Namun, muatan ideal itu cenderung tidak memiliki pengaruh signifikan untuk melahirkan perubahan. "UU Otonomi Khusus yang baru itu seperti cek kosong yang melompong, menyamakan persepsi melalui sosialisasi menyeluruh dan berkesinambungan tidak kunjung terwujud. Padahal, begitu banyak figur representatif yang bisa diajak bekerja sama untuk mewujudkan kesamaan persepsi tersebut," ujar Yorrys.

Sejak Otonomi Khusus Jilid II diundangkan, pemerintah telah mengeluarkan dua peraturan turunan, yakni Peraturan Pemerintah (PP) Nomor 106 Tahun 2021 tentang Kewenangan dan Kelembagaan Pelaksanaan Kebijakan Otonomi Khusus Papua.
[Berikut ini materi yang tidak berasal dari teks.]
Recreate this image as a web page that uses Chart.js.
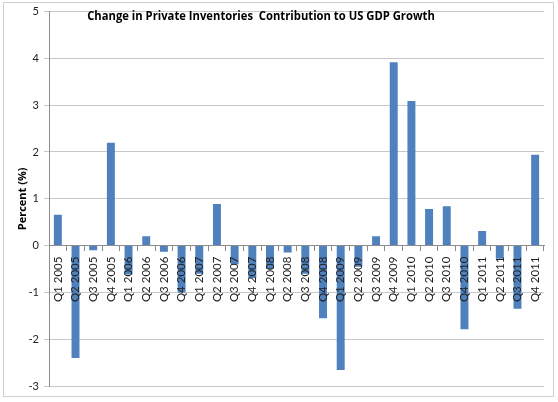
<!DOCTYPE html>
<html>
<head>
<meta charset="utf-8">
<script src="https://cdn.jsdelivr.net/npm/chart.js@4.4.0/dist/chart.umd.min.js"></script>
<style>
  html, body { margin: 0; padding: 0; background: #fff; }
  #wrap { width: 558px; height: 402px; position: relative; }
</style>
</head>
<body>
<div id="wrap"><canvas id="chart1"></canvas></div>
<script>
// quarters shown on the x axis
let quarters = ['Q1 2005', 'Q2 2005', 'Q3 2005', 'Q4 2005',
    'Q1 2006', 'Q2 2006', 'Q3 2006', 'Q4 2006',
    'Q1 2007', 'Q2 2007', 'Q3 2007', 'Q4 2007',
    'Q1 2008', 'Q2 2008', 'Q3 2008', 'Q4 2008',
    'Q1 2009', 'Q2 2009', 'Q3 2009', 'Q4 2009',
    'Q1 2010', 'Q2 2010', 'Q3 2010', 'Q4 2010',
    'Q1 2011', 'Q2 2011', 'Q3 2011', 'Q4 2011'];

// contribution of inventories to GDP growth, percent
let contribution = [0.66, -2.40, -0.10, 2.20,
    -0.62, 0.20, -0.13, -1.00,
    -0.60, 0.89, -0.40, -0.70,
    -0.50, -0.15, -0.60, -1.55,
    -2.66, -0.45, 0.20, 3.92,
    3.09, 0.78, 0.84, -1.79,
    0.31, -0.28, -1.35, 1.94];

let yMin = -3, yMax = 5;
let chartTitle = 'Change in Private Inventories  Contribution to US GDP Growth';
let yTitle = 'Percent (%)';

var fontName = 'Lato, "Open Sans", sans-serif';
var boldName = '"Open Sans", sans-serif';

// Excel-style title sitting over the plot area, plus the outer frame
var overlay = {
    id: 'overlay',
    beforeDraw: function(chart) {
        var c = chart.ctx;
        c.save();
        c.fillStyle = '#fff';
        c.fillRect(0, 0, chart.width, chart.height);
        c.restore();
    },
    afterDraw: function(chart) {
        var c = chart.ctx;
        c.save();
        c.strokeStyle = '#d0d0d0';
        c.lineWidth = 1;
        c.strokeRect(3.5, 2.5, 550, 394);
        c.fillStyle = '#000';
        c.font = 'bold 13px ' + boldName;
        c.textAlign = 'center';
        c.textBaseline = 'middle';
        // squeeze a bit, the original font is narrower
        c.translate(261, 16);
        c.scale(0.865, 1);
        c.fillText(chartTitle, 0, 0);
        c.restore();
    }
};

var ctx = document.getElementById('chart1').getContext('2d');
var chart = new Chart(ctx, {
    type: 'bar',
    data: {
        labels: quarters,
        datasets: [{
            label: 'Contribution',
            data: contribution,
            backgroundColor: '#4F81BD',
            borderWidth: 0,
            categoryPercentage: 1,
            barPercentage: 0.45
        }]
    },
    options: {
        responsive: true,
        maintainAspectRatio: false,
        animation: false,
        layout: { padding: { left: 4, right: 14, top: 10, bottom: 16 } },
        plugins: {
            legend: { display: false },
            tooltip: { enabled: false }
        },
        scales: {
            x: {
                position: { y: 0 },
                grid: {
                    offset: true,
                    drawOnChartArea: false,
                    drawTicks: true,
                    tickLength: 5,
                    color: '#8c8c8c',
                    z: 1
                },
                border: { color: '#8c8c8c', z: 1 },
                ticks: {
                    autoSkip: false,
                    minRotation: 90,
                    maxRotation: 90,
                    padding: 6,
                    color: '#222',
                    z: 1,
                    font: { family: fontName, size: 11.5 }
                }
            },
            y: {
                min: yMin,
                max: yMax,
                afterFit: function(scale) { scale.width = 45; },
                ticks: {
                    stepSize: 1,
                    padding: 5,
                    color: '#222',
                    font: { family: fontName, size: 11 }
                },
                grid: {
                    color: '#c8c8c8',
                    tickLength: 5
                },
                border: { color: '#8c8c8c' },
                title: {
                    display: true,
                    text: yTitle,
                    color: '#000',
                    padding: { top: 12, bottom: 0 },
                    font: { family: boldName, size: 11, weight: 'bold' }
                }
            }
        }
    },
    plugins: [overlay]
});
</script>
</body>
</html>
Serta Peraturan Pemerintah (PP) Nomor 107 tentang Penerimaan, Pengelolaan, Pengawasan dan Rencana Induk Percepatan Pembangunan dalam Rangka Pelaksanaan Otonomi Khusus Provinsi Papua.

Terakhir pada 2022, pemerintah mengeluarkan PP Nomor 121 tahun 2022 tentang Badan Pengarah Percepatan Pembangunan Otonomi Khusus Papua. Namun hingga saat ini, elemen kedaerahan dari Papua belum merespon aturan-aturan turunan tersebut.
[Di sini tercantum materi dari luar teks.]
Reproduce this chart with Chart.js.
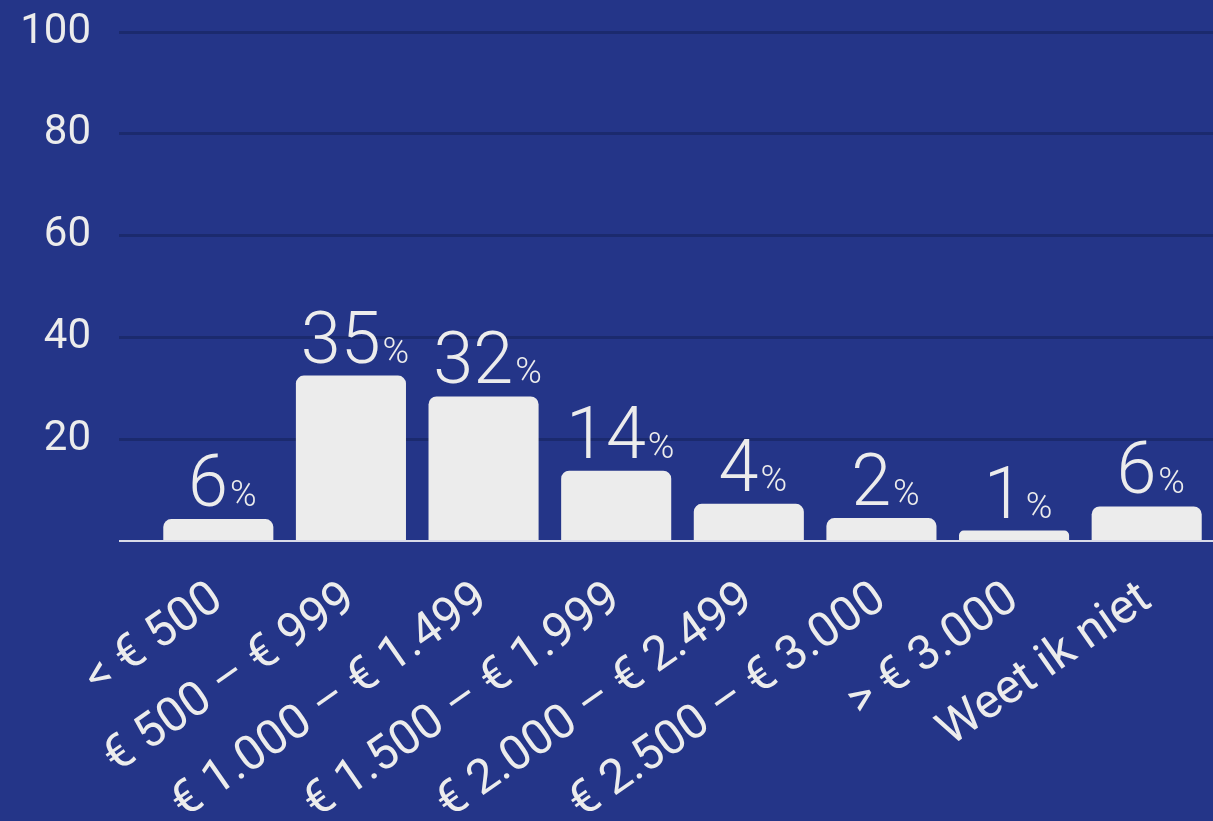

"Satu hal yang menjadi pertanyaan besar, hingga saat ini elemen kedaerahan yang terdiri dari pemerintah daerah (termasuk DPRP) serta lembaga kultural MRP tidak satupun merespons aturan-aturan itu dalam bentuk peraturan daerah provinsi dan peraturan daerah khusus," ujar Yorrys.

"Bisa dipastikan, masa depan Papua cenderung didominasi persepi pemerintah pusat," sambungnya menegaskan.